Policy took center stage at the quarterly meeting of the ORR District School Committee, as they discussed several policy updates. The bulk of the debate surrounded the new life-threatening allergies policy.
Due to the rise in the number of allergies in children, as well as the number of children with allergies, schools are on high alert for potential problems from the use of latex gloves by a school nurse to the presence of peanut butter on a student’s sandwich at lunch.
“The superintendent asked us to address the specific policy of life-threatening food allergies,” said Committee member Tina Rood. “Everybody is impacted by this from top to bottom as far as their responsibilities within the policy.”
The district seeks to develop and implement protocols that would minimize the risk of exposing students to allergens that pose a serious risk to school health. In addition to providing education to staff and administration regarding life-threatening allergies, they will create a plan to deal with the needs of students with serious allergies.
In order to expedite implementation of the new life-threatening food allergy policy, the Committee voted in favor of the plan following its discussion.
In one motion, the School Committee voted to approve policies regarding students leaving a charter school, service animals in school settings, and pre-school and kindergarten tuition.
The Committee also voted to approve six other standard policies set down by the state, including the policy regarding equal employment opportunity, equal education opportunities, school choice, and staff hiring.
The superintendent’s evaluation system was also under discussion. Last year, many on the committee, including Superintendent Doug White, felt that there could be a more fair and comprehensive way of judging his performance for the district.
White focused on switching the tool from an objective numerical weight to a system based on specific goals and benchmarks, and how effectively they were achieved. The tool was developed by the Department of Education.
The new method would allow for each school to better address specific needs. He stressed the importance of an evaluation for student learning, professional growth, and improvement plans. The two-step system would begin with a self-assessment on the part of White, followed by meetings with the School Committee members in order to judge his proficiency as superintendent.
“What we need to do as a group is addressing what we need to be working on. With the evaluation, it ends up being a communication between the school committee and myself, what we should be working on, and how to set those goals,” said White. “The difficult part for me is that there are four school committees. If we’re looking at two or three goals for each school, we’re looking at several different directions we could go in,” said White.
Midway through the process, there would be an opportunity for a talk between the Committee and Superintendent to check-in on how well goals are being met.

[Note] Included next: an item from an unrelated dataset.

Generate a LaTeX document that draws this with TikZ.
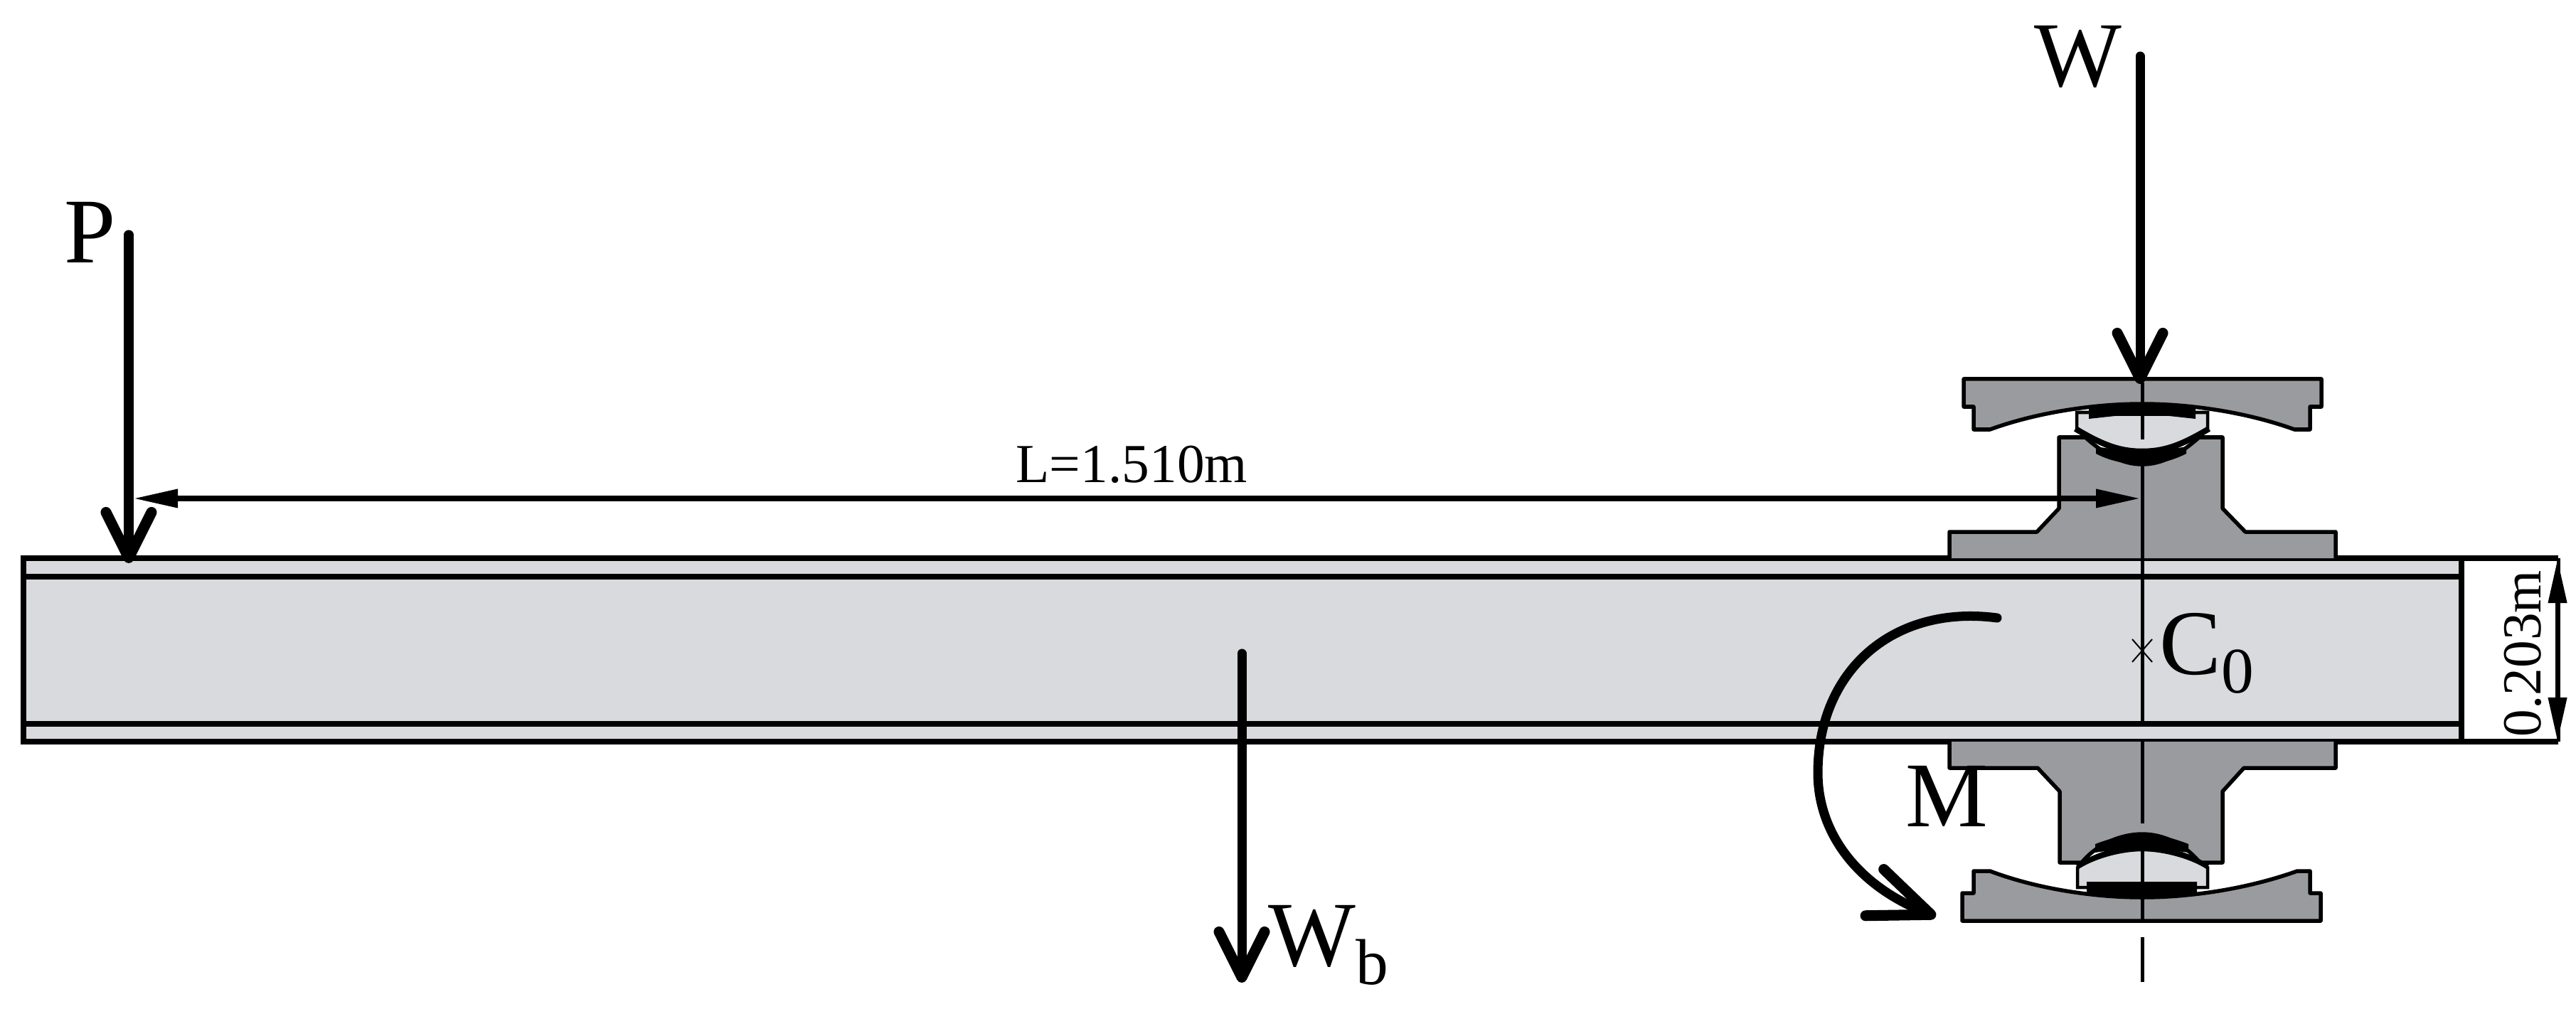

Committee member Christine Winters suggested an additional meeting to be put on the schedule near the half-way point of the evaluative methodology.
In other business
•The ORR School District will apply again for the state’s Community Innovation Challenge (CIC) Grant. The district was not chosen to receive those funds last year but more money has been released for the program. The money would be used to improve human resource training for new hires and maintain a database of employee credentials and qualifications.
•Center School teacher Greta Anderson won award for Elementary Art Teacher of the Year. She will be recognized on November 10, at noon, at Salem State College.
•Old Hammondtown School was named a commendation school based off their MCAS scores.
•Sharon Hartley was re-appointed as the head of the Rochester School Committee.
The next meeting of the ORR Joint School Committee will be held on January 17, 2013 at 6:30 pm in the Superintendent’s Conference Room at ORRHS.